We all have done glue work. You talk to person A and ask for a specific field in their API’s contract, then you go back to system B and write some code to do X, so system C can do Y that’s needed by feature Z.
You make arrangements and glue stuff together to make something happen.

Glue work (including glue code) is not fun, but it is necessary.
It is necessary if we sign up to do the hard work of shipping and putting things back into the world. It’s necessary if we want to get the job done.
Glue work is that last bit of a workout. It’s that last kilometer in a marathon.
Glue work is a choice we make, we either choose to give up and hide behind perfectly rational and understandable excuses, or we push through and make something happen.

Glue work is like unclogging a toilet; you have to do it, it’s your house so it’s responsibility. After all, you get to share in all the fun parts too, you get to chill on the couch and watch TV, throw barbeque parties, and have your friends over.
It’s your house, and you’re in for the long term, for the fun parts, the not very fun parts.
The problem happens when you only get to unclog toilets. That’s all. Your job is to walk in, unclog the toilet, and leave.
No chilling on the couch, no barbeque parties, no having yoru fiends over, no sense of being home. Nothing.
You just unclog the toilet and nothing else. and then, you get more toilets to unclog, and before you know it, you’re unclogging the toilet for the whole town.
Glue work is tedious. You don’t get much credit for doing glue work; those who “built the system” do.

Glue work is necessary.
It’s OK to do it for your work, and it’s also OK to do it for others occasionally too.

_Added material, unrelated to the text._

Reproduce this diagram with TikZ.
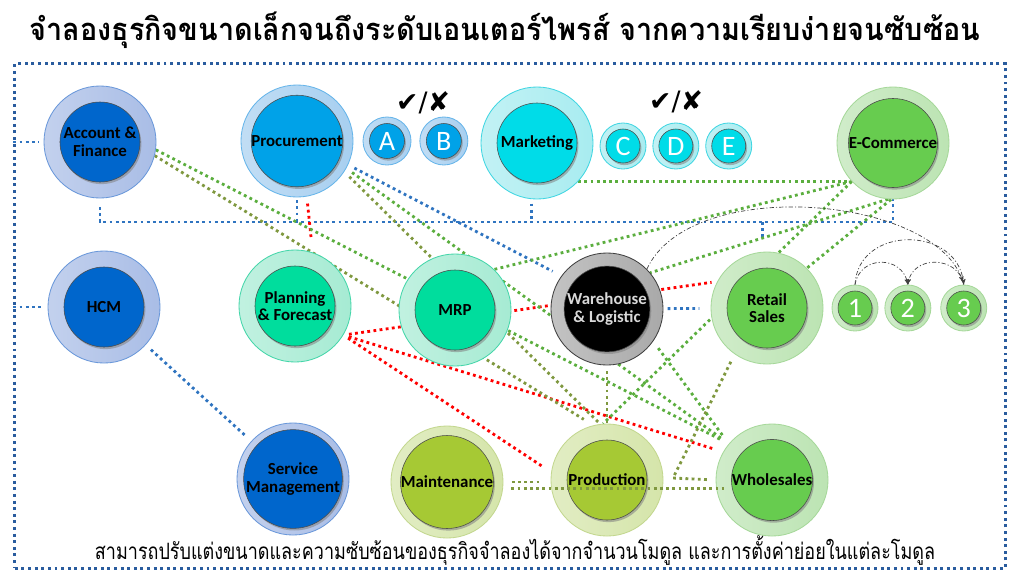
\documentclass[tikz,border=0pt]{standalone}
\usepackage{fontspec}
\newfontfamily\labelfont{Carlito}
\newfontfamily\thaifont[Script=Thai]{Loma}
\newfontfamily\symbolfont{DejaVu Sans}
\usetikzlibrary{arrows,shapes,shadows,backgrounds,positioning}
\definecolor{bluering}{HTML}{A9BDE6}
\definecolor{blueline}{HTML}{6A98DA}
\definecolor{bluecore}{HTML}{0066CC}
\definecolor{skyring}{HTML}{A7CFF0}
\definecolor{skyline}{HTML}{66B5EA}
\definecolor{skycore}{HTML}{00A2E8}
\definecolor{cyanring}{HTML}{A8ECF0}
\definecolor{cyanline}{HTML}{40D6E2}
\definecolor{cyancore}{HTML}{00DCE8}
\definecolor{greenring}{HTML}{BCE4B3}
\definecolor{greenline}{HTML}{A6D89A}
\definecolor{greencore}{HTML}{67CC4F}
\definecolor{tealring}{HTML}{A6EBD3}
\definecolor{tealline}{HTML}{45D6AA}
\definecolor{tealcore}{HTML}{00DD9D}
\definecolor{olivering}{HTML}{D5E5AA}
\definecolor{oliveline}{HTML}{C3D78F}
\definecolor{olivecore}{HTML}{A6C934}
\definecolor{grayring}{HTML}{A9A9A9}
\definecolor{grayline}{HTML}{404040}
\definecolor{graycore}{HTML}{000000}
\definecolor{linkblue}{HTML}{2F74C0}
\definecolor{linkgreen}{HTML}{5BAE3E}
\definecolor{linkolive}{HTML}{7F983F}
\definecolor{linkred}{HTML}{FF0000}
\definecolor{frameblue}{HTML}{2A5C9E}
\tikzset{
>=stealth',
  modring/.style={
    circle, 
    minimum size=2.8cm, 
    inner sep=0pt,
    line width=0.6pt,
    draw=#1line, 
    left color=#1ring!70!white, 
    right color=#1ring},
  modcore/.style={
    circle, 
    minimum size=2cm, 
    inner sep=0pt,
    fill=#1core, 
    draw=black!70, line width=0.4pt,
    drop shadow={shadow xshift=1pt, shadow yshift=-1.5pt, opacity=0.55},
    align=center,
    font=\labelfont\bfseries\fontsize{12}{12.5}\selectfont},
  badgering/.style={modring=#1, minimum size=1.2cm},
  badgecore/.style={modcore=#1, minimum size=0.875cm, text=white,
    font=\labelfont\fontsize{20}{20}\selectfont},
  frame/.style={draw=frameblue, line width=2.1pt, dash pattern=on 2.1pt off 2.6pt, inner sep=0pt},
  blink/.style={draw=linkblue, line width=2pt, dash pattern=on 2pt off 2.4pt},
  glink/.style={draw=linkgreen, line width=2pt, dash pattern=on 2pt off 2.4pt},
  olink/.style={draw=linkolive, line width=2pt, dash pattern=on 2pt off 2.4pt},
  rlink/.style={draw=linkred, line width=2pt, dash pattern=on 2pt off 2.4pt},
  cyclearc/.style={draw=black!75, line width=0.5pt, dash pattern=on 3pt off 1.5pt on 0.8pt off 1.5pt, ->},
}

\begin{document}
\begin{tikzpicture}[x=0.025cm, y=-0.025cm]
  \useasboundingbox (0,0) rectangle (1024,580);

  \node[frame, minimum width=24.75cm, minimum height=12.6cm] (box) at (510,316) {};
  \node[font=\thaifont\bfseries\fontsize{22}{26}\selectfont] (title) at (505,30)
    {\scalebox{0.93}[1]{จำลองธุรกิจขนาดเล็กจนถึงระดับเอนเตอร์ไพรส์ จากความเรียบง่ายจนซับซ้อน}};
  \node[font=\thaifont\fontsize{16}{19}\selectfont] (note) at (515,551)
    {\scalebox{0.8}[1]{สามารถปรับแต่งขนาดและความซับซ้อนของธุรกิจจำลองได้จากจำนวนโมดูล และการตั้งค่าย่อยในแต่ละโมดูล}};

  % left column
  \node[modring=blue] (acc) at (100,142) {};
  \node[modcore=blue] (acc-c) at (acc) {Account \&\\Finance};
  \node[modring=blue] (hcm) at (104,307) {};
  \node[modcore=blue] (hcm-c) at (hcm) {HCM};
  \node[modring=blue] (svc) at (293,479) {};
  \node[modcore=blue] (svc-c) at (svc) {Service\\Management};

  % top row
  \node[modring=sky] (proc) at (297,141) {};
  \node[modcore=sky] (proc-c) at (proc) {Procurement};
  \node[badgering=sky] (a) at (387,141) {};
  \node[badgecore=sky] (a-c) at (a) {A};
  \node[badgering=sky, right=0.2cm of a] (b) {};
  \node[badgecore=sky] (b-c) at (b) {B};
  \node[font=\symbolfont\fontsize{19}{19}\selectfont] (ab-mark) at (423,103) {✔/✘};

  \node[modring=cyan] (mkt) at (537,143) {};
  \node[modcore=cyan] (mkt-c) at (mkt) {Marketing};
  \node[badgering=cyan, minimum size=1.15cm] (c) at (623,146) {};
  \node[badgecore=cyan, minimum size=0.85cm] (c-c) at (c) {C};
  \node[badgering=cyan, minimum size=1.15cm, right=0.15cm of c] (d) {};
  \node[badgecore=cyan, minimum size=0.85cm] (d-c) at (d) {D};
  \node[badgering=cyan, minimum size=1.15cm, right=0.15cm of d] (e) {};
  \node[badgecore=cyan, minimum size=0.85cm] (e-c) at (e) {E};
  \node[font=\symbolfont\fontsize{19}{19}\selectfont] (cde-mark) at (676,102) {✔/✘};

  \node[modring=green] (ecom) at (893,143) {};
  \node[modcore=green] (ecom-c) at (ecom) {E-Commerce};

  % middle row
  \node[modring=teal] (plan) at (295,306) {};
  \node[modcore=teal] (plan-c) at (plan) {Planning\\\& Forecast};
  \node[modring=teal] (mrp) at (455,310) {};
  \node[modcore=teal] (mrp-c) at (mrp) {MRP};
  \node[modring=gray] (wh) at (607,309) {};
  \node[modcore=gray, text=gray!30] (wh-c) at (wh) {Warehouse\\\& Logistic};
  \node[modring=green] (rs) at (767,308) {};
  \node[modcore=green] (rs-c) at (rs) {Retail\\Sales};
  \node[badgering=green, minimum size=1.15cm] (n1) at (855,308) {};
  \node[badgecore=green, minimum size=0.85cm] (n1-c) at (n1) {1};
  \node[badgering=green, minimum size=1.15cm, right=0.15cm of n1] (n2) {};
  \node[badgecore=green, minimum size=0.85cm] (n2-c) at (n2) {2};
  \node[badgering=green, minimum size=1.15cm, right=0.225cm of n2] (n3) {};
  \node[badgecore=green, minimum size=0.85cm] (n3-c) at (n3) {3};

  % bottom row
  \node[modring=olive] (mnt) at (447,482) {};
  \node[modcore=olive] (mnt-c) at (mnt) {Maintenance};
  \node[modring=olive] (prod) at (607,480) {};
  \node[modcore=olive] (prod-c) at (prod) {Production};
  \node[modring=green] (whs) at (772,480) {};
  \node[modcore=green] (whs-c) at (whs) {Wholesales};

  \begin{scope}[on background layer]
    % blue links
    \coordinate (bus) at (0,222);
    \path[blink, shorten >=3pt] (acc.west -| box.west) -- (acc.west);
    \path[blink, shorten >=3pt] (hcm.west -| box.west) -- (hcm.west);
    \path[blink, shorten <=5pt, shorten >=5pt] (hcm) -- (svc);
    \path[blink, shorten <=6pt] (acc.south) -- (acc.south |- bus) -- (ecom.south |- bus) -- (ecom.south);
    \path[blink, shorten <=2pt] (proc.south) -- (proc.south |- bus);
    \path[blink, shorten <=3pt] ([xshift=-4pt]mkt.south) -- ([xshift=-4pt]mkt.south |- bus);
    \path[blink, shorten >=10pt] ([xshift=-3pt]rs.north |- bus) -- ([xshift=-3pt]rs.north);
    \path[blink, shorten <=5pt, shorten >=7pt] (proc.-25) -- (wh.144);
    \path[blink, shorten <=3pt, shorten >=8pt] (wh) -- (rs);
    % red links
    \coordinate (red-end) at (311,237);
    \path[rlink, shorten <=5pt] (proc.-80) -- (red-end);
    \path[rlink, shorten <=4pt, shorten >=4pt] (plan.-31) -- (rs.152);
    \path[rlink, shorten <=4pt, shorten >=7pt] (plan.-31) -- (prod.172);
    \path[rlink, shorten <=4pt, shorten >=7pt] (plan.-31) -- (whs.150);
    % green links
    \path[glink, shorten >=7pt] (acc.-8) -- (whs.140);
    \path[glink] (mkt.-43) -- (ecom.-137);
    \path[glink, shorten <=5pt, shorten >=7pt] (proc.-29) -- (whs.140);
    \path[glink] (ecom.-137) -- (mrp.46);
    \path[glink] (ecom.-137) -- (prod.94);
    \path[glink] (ecom.-95) -- (wh.40);
    \path[glink] (ecom.-92) -- (rs.45);
    \path[glink, shorten <=6pt, shorten >=7pt] (wh.-35) -- (whs.140);
    % olive links
    \coordinate (elbow) at (673,478);
    \path[olink, shorten >=8pt] (acc.-14) -- (prod.104);
    \path[olink, shorten <=5pt, shorten >=2pt] (proc.-33) -- (prod.97);
    \path[olink, shorten <=4pt] (wh.south) -- (prod.north);
    \path[olink, shorten <=6pt, shorten >=5pt] (rs.-125) -- (elbow) -- (whs.west);
    \path[olink, shorten <=6pt, shorten >=7pt] (mnt.east) -- (mnt.east -| prod.west);
  \end{scope}

  \path[olink, shorten <=6pt, shorten >=-6pt] (mnt.-7) -- (mnt.-7 -| whs.west);

  % sub-module cycle
  \path[cyclearc, shorten >=2pt] (wh.45) .. controls (690,175) and (935,195) .. (n3.north);
  \path[cyclearc] (n1.north) .. controls (858,225) and (958,225) .. (n3.north);
  \path[cyclearc] (n1.north) .. controls (860,255) and (902,255) .. (n2.north);
  \path[cyclearc] (n3.north) .. controls (958,255) and (912,255) .. (n2.north);
\end{tikzpicture}
\end{document}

But continuous glue work is like sandpaper for the soul; it slowly erodes your soul and eats your motivation until that light in your eyes is gone, and what remains is an empty shell trapped in dreams of the days long gone.
It’s not OK to do the glue work day in, day out without having any insight or a say in the parts that need to be glued.
It’s not OK to do the grunt work when you didn’t get to share the fun part, and it certainly not OK to be seen as auxiliary and never getting credit for your work.

What we need is a simple rule: If you own it, you do the glue work.